The Buenos Aires Jazz Festival was inspired, in part, by the after-dinner "café concerts" popular in large Argentine cities during the 1960s and '70s. This was followed by Carlos Inzillo's Jazzología, which he first organized in September 1984 and remains the oldest continuously-running jazz festival in Argentina.

Jazz festivals had been organized intermittently in Buenos Aires and a number of other Argentine cities, such as Rosario, La Plata and Avellaneda, during the 1990s. Defying conventional wisdom during the depths of a severe economic crisis, the city of Buenos Aires announced a Buenos Aires Jazz Festival in July 2002. This first event was held on August 6-20, and was free to the public. Featuring mostly local artists, notably Pablo Ziegler and Dino Saluzzi, it was held in three locations: Thelonious, Notorious, and The Casual Bar.

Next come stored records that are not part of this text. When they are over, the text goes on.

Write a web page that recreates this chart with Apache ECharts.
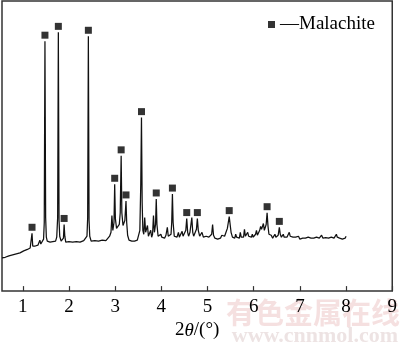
<!DOCTYPE html>
<html>
<head>
<meta charset="utf-8">
<script src="https://cdn.jsdelivr.net/npm/echarts@6/dist/echarts.min.js"></script>
<style>
  html, body { margin: 0; padding: 0; background: #fff; }
  #chart { width: 400px; height: 345px; }
</style>
</head>
<body>
<div id="chart"></div>
<script>
// XRD pattern: [2θ, intensity (a.u.)]
const pattern = [
  [0.55,34],[0.58,35],[0.62,34.5],[0.66,36],[0.70,36],[0.74,37.5],[0.78,37],[0.82,38.5],
  [0.86,38],[0.90,39.5],[0.94,39],[0.98,40.5],[1.02,41],[1.06,41.5],[1.10,42.5],[1.13,42],
  [1.16,44],[1.185,45],[1.20,59],[1.215,46],[1.24,44],[1.27,46],[1.30,45.5],[1.33,47],
  [1.35,47.5],[1.37,52],[1.39,48],[1.42,50],[1.45,53],[1.465,70],[1.48,255],[1.495,75],
  [1.51,55],[1.53,51],[1.56,51.5],[1.59,50],[1.62,51],[1.65,50.5],[1.68,51.5],[1.71,51],
  [1.735,55],[1.755,75],[1.77,264],[1.785,72],[1.80,56],[1.83,51],[1.86,52],[1.88,54],
  [1.895,68],[1.91,56],[1.93,50],[1.96,51],[2.00,50.5],[2.04,51.5],[2.08,50],[2.12,51],
  [2.16,50.5],[2.20,51.5],[2.24,50],[2.28,51],[2.32,51.5],[2.36,52],[2.39,56],[2.405,75],
  [2.42,260],[2.435,72],[2.45,56],[2.48,51],[2.52,50],[2.56,51.5],[2.60,50],[2.64,51],
  [2.68,50.5],[2.72,52],[2.76,51],[2.80,51.5],[2.84,52],[2.88,56],[2.91,60],[2.93,77],
  [2.95,62],[2.975,70],[2.99,109],[3.005,74],[3.03,64],[3.06,63],[3.09,68],[3.11,80],
  [3.13,138],[3.145,80],[3.17,67],[3.21,72],[3.235,92],[3.25,70],[3.27,57],[3.30,52],
  [3.33,53],[3.36,51],[3.39,52.5],[3.42,51],[3.45,53],[3.48,52],[3.51,54],[3.535,62],
  [3.555,110],[3.57,177],[3.585,90],[3.60,62],[3.62,58],[3.64,75],[3.66,60],[3.68,58],
  [3.70,67],[3.72,56],[3.75,57],[3.77,62],[3.79,55],[3.81,58],[3.83,77],[3.85,60],
  [3.875,68],[3.89,94],[3.905,68],[3.93,56],[3.96,54],[3.99,58],[4.01,55],[4.04,57],
  [4.07,54],[4.10,57],[4.13,65],[4.15,56],[4.18,55],[4.21,58],[4.225,70],[4.24,99],
  [4.255,70],[4.28,56],[4.31,58],[4.34,55],[4.37,60],[4.39,55],[4.42,57],[4.45,61],
  [4.47,56],[4.50,58],[4.53,62],[4.55,74],[4.57,60],[4.59,56],[4.62,60],[4.66,75],
  [4.68,60],[4.70,56],[4.73,58],[4.76,63],[4.78,74],[4.80,62],[4.83,56],[4.86,57],
  [4.88,60],[4.91,55],[4.94,54],[4.97,56],[5.00,54],[5.03,55],[5.06,56],[5.09,58],
  [5.11,68],[5.13,57],[5.16,54],[5.19,55],[5.22,53],[5.25,55],[5.28,54],[5.31,57],
  [5.34,58],[5.37,56],[5.40,60],[5.43,64],[5.45,70],[5.47,76],[5.49,68],[5.51,60],
  [5.54,55],[5.57,57],[5.59,54],[5.61,58],[5.63,55],[5.66,56],[5.69,54],[5.71,60],
  [5.73,55],[5.76,57],[5.78,55],[5.80,63],[5.82,56],[5.85,55],[5.87,60],[5.89,56],
  [5.92,54],[5.95,55],[5.97,58],[5.99,55],[6.02,56],[6.04,58],[6.06,62],[6.08,57],
  [6.11,59],[6.13,62],[6.15,66],[6.17,63],[6.19,65],[6.21,69],[6.23,62],[6.25,63],
  [6.27,68],[6.29,80],[6.31,66],[6.33,58],[6.36,56],[6.38,57],[6.41,54],[6.44,56],
  [6.46,58],[6.48,55],[6.51,55],[6.53,57],[6.555,65],[6.575,58],[6.60,55],[6.62,56],
  [6.64,58],[6.66,55],[6.69,54],[6.72,55],[6.74,57],[6.77,60],[6.79,56],[6.82,54],
  [6.85,55],[6.88,53],[6.91,55],[6.94,54],[6.97,56],[7.00,53],[7.03,55],[7.06,54],
  [7.09,52.5],[7.12,54],[7.15,53],[7.18,55],[7.21,53.5],[7.24,54],[7.27,52],[7.30,54],
  [7.33,53],[7.36,55],[7.39,53],[7.42,54],[7.45,56],[7.47,57],[7.50,54],[7.53,53],
  [7.56,54.5],[7.59,52.5],[7.62,54],[7.65,53],[7.68,55],[7.71,53],[7.74,54],[7.77,56],
  [7.79,58],[7.81,55],[7.83,57],[7.86,54],[7.89,55],[7.92,53],[7.95,55],[7.98,54],
  [8.00,56]
];

// Reflections assigned to malachite: [2θ, peak intensity]
const malachitePeaks = [
  [1.20,59],[1.48,255],[1.77,264],[1.895,68],[2.42,260],[2.99,109],[3.13,138],
  [3.235,92],[3.57,177],[3.89,94],[4.24,99],[4.55,74],[4.78,74],[5.47,76],
  [6.29,80],[6.555,65]
];

const tickValues = [1, 2, 3, 4, 5, 6, 7, 8, 9];
const seriesName = 'Malachite';

const serif = '"Liberation Serif", "Times New Roman", serif';
const chart = echarts.init(document.getElementById('chart'), null, { renderer: 'canvas' });

chart.setOption({
  animation: false,
  backgroundColor: '#fff',
  grid: {
    left: 2, right: 5, top: 1, bottom: 48,
    show: true, borderColor: '#333', borderWidth: 1.5, backgroundColor: 'transparent'
  },
  legend: {
    data: [seriesName],
    left: 263, top: 10,
    icon: 'rect', itemWidth: 7, itemHeight: 7,
    formatter: name => '—' + name,
    textStyle: { fontFamily: serif, fontSize: 19, color: '#000' }
  },
  graphic: [
    {
      type: 'text', right: 0, top: 298, z: -10, silent: true,
      style: { text: '有色金属在线', fontFamily: '"Noto Sans CJK SC"', fontSize: 29,
               fontWeight: 'bold', fill: 'rgba(225,160,160,0.33)' }
    },
    {
      type: 'text', right: 2, top: 325, z: -10, silent: true,
      style: { text: 'www.cnnmol.com', fontFamily: serif, fontSize: 22,
               fontWeight: 'bold', fill: 'rgba(200,170,170,0.33)' }
    }
  ],
  xAxis: {
    type: 'value', min: 0.55, max: 9,
    axisLine: { show: false },
    splitLine: { show: false },
    axisTick: {
      show: true, inside: true, length: 5, customValues: tickValues,
      lineStyle: { color: '#333', width: 1.2 }
    },
    axisLabel: {
      customValues: tickValues, margin: 6,
      fontFamily: serif, fontSize: 19, color: '#000'
    },
    name: '2{it|θ}/(°)',
    nameLocation: 'middle', nameGap: 29,
    nameTextStyle: {
      fontFamily: serif, fontSize: 19, color: '#000', verticalAlign: 'top',
      rich: { it: { fontFamily: serif, fontSize: 19, fontStyle: 'italic', color: '#000' } }
    }
  },
  yAxis: {
    type: 'value', min: 0, max: 296, show: false
  },
  series: [
    {
      type: 'line', name: 'pattern', data: pattern,
      showSymbol: false, symbol: 'none',
      lineStyle: { color: '#111', width: 1.25 },
      z: 2
    },
    {
      type: 'scatter', name: seriesName, data: malachitePeaks,
      symbol: 'rect', symbolSize: 7, symbolOffset: [0, -6],
      itemStyle: { color: '#000' },
      z: 3
    }
  ]
});
</script>
</body>
</html>
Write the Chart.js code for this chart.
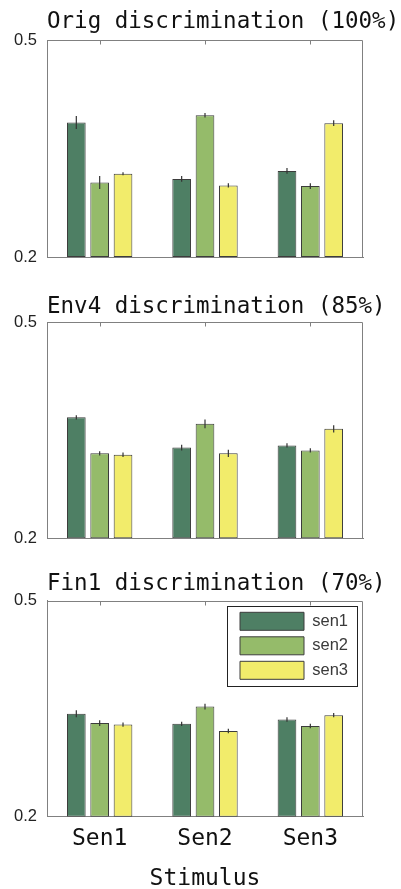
<!DOCTYPE html>
<html>
<head>
<meta charset="utf-8">
<script src="https://cdn.jsdelivr.net/npm/chart.js@4"></script>
<style>
  html, body { margin: 0; padding: 0; background: #fff; }
  body { width: 401px; height: 889px; position: relative; overflow: hidden; }
  canvas { position: absolute; left: 0; }
</style>
</head>
<body>
<canvas id="origChart" width="401" height="280" style="top:0px"></canvas>
<canvas id="env4Chart" width="401" height="280" style="top:280px"></canvas>
<canvas id="fin1Chart" width="401" height="329" style="top:560px"></canvas>
<script>
// Categories, series names and tick values
const stimuli = ['Sen1', 'Sen2', 'Sen3'];
const sensors = ['sen1', 'sen2', 'sen3'];
const yTicks = [0.2, 0.5];
const xAxisTitle = 'Stimulus';

// Orig discrimination (100%)
const origSen1 = [0.386, 0.308, 0.319];
const origSen2 = [0.303, 0.396, 0.298];
const origSen3 = [0.315, 0.299, 0.385];
const origSen1Err = [0.009, 0.004, 0.004];
const origSen2Err = [0.009, 0.003, 0.004];
const origSen3Err = [0.002, 0.003, 0.004];

// Env4 discrimination (85%)
const env4Sen1 = [0.368, 0.326, 0.329];
const env4Sen2 = [0.318, 0.359, 0.322];
const env4Sen3 = [0.316, 0.318, 0.352];
const env4Sen1Err = [0.003, 0.004, 0.003];
const env4Sen2Err = [0.003, 0.006, 0.003];
const env4Sen3Err = [0.003, 0.005, 0.005];

// Fin1 discrimination (70%)
const fin1Sen1 = [0.343, 0.329, 0.335];
const fin1Sen2 = [0.330, 0.353, 0.326];
const fin1Sen3 = [0.328, 0.319, 0.341];
const fin1Sen1Err = [0.005, 0.003, 0.003];
const fin1Sen2Err = [0.004, 0.004, 0.003];
const fin1Sen3Err = [0.003, 0.003, 0.003];

const seriesColors = ['#4e7f64', '#95bb6a', '#f2ec6b'];
const barEdge = '#3c3c3c';
const axisGray = '#808080';
const monoFont = 'DejaVu Sans Mono';

// Whisker for each bar: mean +/- error, placed through the value scale
const errorBars = {
  id: 'errorBars',
  afterDatasetsDraw(chart) {
    const { ctx } = chart;
    const y = chart.scales.y;
    ctx.save();
    ctx.strokeStyle = '#333';
    ctx.lineWidth = 1.2;
    chart.data.datasets.forEach((ds, i) => {
      chart.getDatasetMeta(i).data.forEach((bar, j) => {
        const v = ds.data[j], e = ds.errors[j];
        ctx.beginPath();
        ctx.moveTo(bar.x, y.getPixelForValue(v - e));
        ctx.lineTo(bar.x, y.getPixelForValue(v + e));
        ctx.stroke();
      });
    });
    ctx.restore();
  }
};

// Closed axes box with inward tick marks along the top edge, plus panel heading
const boxFrame = {
  id: 'boxFrame',
  afterDraw(chart, args, opts) {
    const { ctx, chartArea: a } = chart;
    const x = chart.scales.x;
    ctx.save();
    ctx.strokeStyle = axisGray;
    ctx.lineWidth = 1;
    const top = Math.round(a.top) + 0.5;
    const right = Math.round(a.right) - 0.5;
    ctx.beginPath();
    ctx.moveTo(a.left, top);
    ctx.lineTo(right, top);
    ctx.lineTo(right, a.bottom);
    x.ticks.forEach((t, i) => {
      const px = Math.round(x.getPixelForTick(i)) + 0.5;
      ctx.moveTo(px, top);
      ctx.lineTo(px, top + 4);
    });
    ctx.stroke();

    ctx.fillStyle = '#111';
    ctx.font = '22.5px "' + monoFont + '"';
    ctx.textBaseline = 'alphabetic';
    ctx.textAlign = 'left';
    ctx.fillText(opts.text, a.left, a.top - opts.gap);

    if (chart.legend && chart.options.plugins.legend.display) {
      const f = chart.$legendFrame;
      ctx.strokeStyle = '#222';
      ctx.strokeRect(Math.round(f.left) + 0.5, Math.round(f.top) + 0.5, f.width, f.height);
    }
    ctx.restore();
  }
};

// Tuck the legend into the upper-right corner of the plot area
const legendCorner = {
  id: 'legendCorner',
  afterLayout(chart) {
    const lg = chart.legend;
    if (!lg || !chart.options.plugins.legend.display) return;
    const a = chart.chartArea;
    const pad = chart.options.plugins.legend.labels.padding;
    const frame = { width: 130, height: 80, left: a.right - 6 - 130, top: a.top + 5 };
    chart.$legendFrame = frame;
    const newLeft = frame.left + 13 - pad;
    const newTop = frame.top + 6.6 - pad;
    lg.right += newLeft - lg.left;
    lg.left = newLeft;
    lg.top = newTop;
  }
};

function makePanel(id, heading, headingGap, padTop, xHeight, showX, means, errs) {
  const datasets = sensors.map((name, k) => ({
    label: name,
    data: means[k],
    errors: errs[k],
    backgroundColor: seriesColors[k],
    borderColor: barEdge,
    borderWidth: 1,
    borderSkipped: false,
    base: yTicks[0],
    categoryPercentage: 0.665,
    barPercentage: 0.8
  }));
  return new Chart(document.getElementById(id), {
    type: 'bar',
    data: { labels: stimuli, datasets },
    plugins: [errorBars, boxFrame, legendCorner],
    options: {
      responsive: false,
      animation: false,
      devicePixelRatio: 1,
      layout: { padding: { top: padTop, right: 38, bottom: 0, left: 0 } },
      plugins: {
        tooltip: { enabled: false },
        title: { display: false },
        boxFrame: { text: heading, gap: headingGap },
        legend: {
          display: showX,
          position: 'chartArea',
          fullSize: false,
          align: 'start',
          labels: {
            boxWidth: 64,
            boxHeight: 18,
            padding: 6.5,
            color: '#3a3a3a',
            font: { family: 'Liberation Sans', size: 16.5 }
          }
        }
      },
      scales: {
        x: {
          type: 'category',
          offset: true,
          grid: { display: false },
          border: { display: true, color: axisGray, width: 1 },
          ticks: {
            display: showX,
            padding: 1,
            maxRotation: 0,
            color: '#111',
            font: { family: monoFont, size: 23 }
          },
          title: {
            display: showX,
            text: xAxisTitle,
            padding: { top: 0, bottom: 0 },
            color: '#111',
            font: { family: monoFont, size: 23, lineHeight: 0.9 }
          },
          afterFit(s) { s.height = xHeight; s.paddingLeft = 0; s.paddingRight = 0; }
        },
        y: {
          min: yTicks[0],
          max: yTicks[yTicks.length - 1],
          grid: { display: false, drawTicks: false },
          border: { display: true, color: axisGray, width: 1 },
          afterBuildTicks(s) { s.ticks = yTicks.map(v => ({ value: v })); },
          ticks: {
            padding: 10,
            color: '#222',
            font: { family: 'Liberation Sans', size: 16.5 },
            callback: v => Number(v).toFixed(1)
          },
          afterFit(s) { s.width = 47; s.paddingTop = 0; s.paddingBottom = 0; }
        }
      }
    }
  });
}

makePanel('origChart', 'Orig discrimination (100%)', 11.7, 40, 23, false,
  [origSen1, origSen2, origSen3], [origSen1Err, origSen2Err, origSen3Err]);
makePanel('env4Chart', 'Env4 discrimination (85%)', 9, 42.3, 21.7, false,
  [env4Sen1, env4Sen2, env4Sen3], [env4Sen1Err, env4Sen2Err, env4Sen3Err]);
makePanel('fin1Chart', 'Fin1 discrimination (70%)', 10.7, 40.7, 72.3, true,
  [fin1Sen1, fin1Sen2, fin1Sen3], [fin1Sen1Err, fin1Sen2Err, fin1Sen3Err]);
</script>
</body>
</html>
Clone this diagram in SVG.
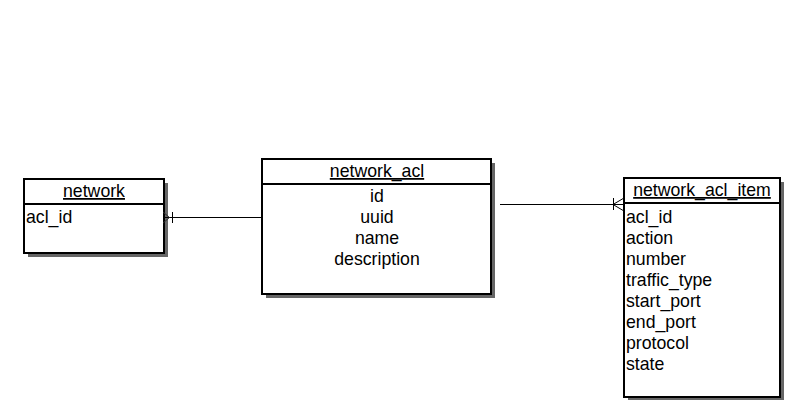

The event's success led to a second festival in April 2003, with the addition of the important San Martín Cultural Centre as a venue and with the introduction of paid ticket admission. U.S. jazz vocalist Jane Blackstone was among the 2003 festival's notable international guests. Since then, the event has attracted other internationally renowned jazz artists, among them Kenny Barron, Anthony Braxton, Michael Brecker, Dee Dee Bridgewater, Ron Carter, Dave Douglas, David Gilmore, Herbie Hancock, Fred Hersch, Freddie Hubbard, Rosa Passos, Wayne Shorter, Ralph Towner, Chucho Valdés, Randy Weston, and Cassandra Wilson.

Local pianist Adrián Iaies has been the festival's artistic director since 2007.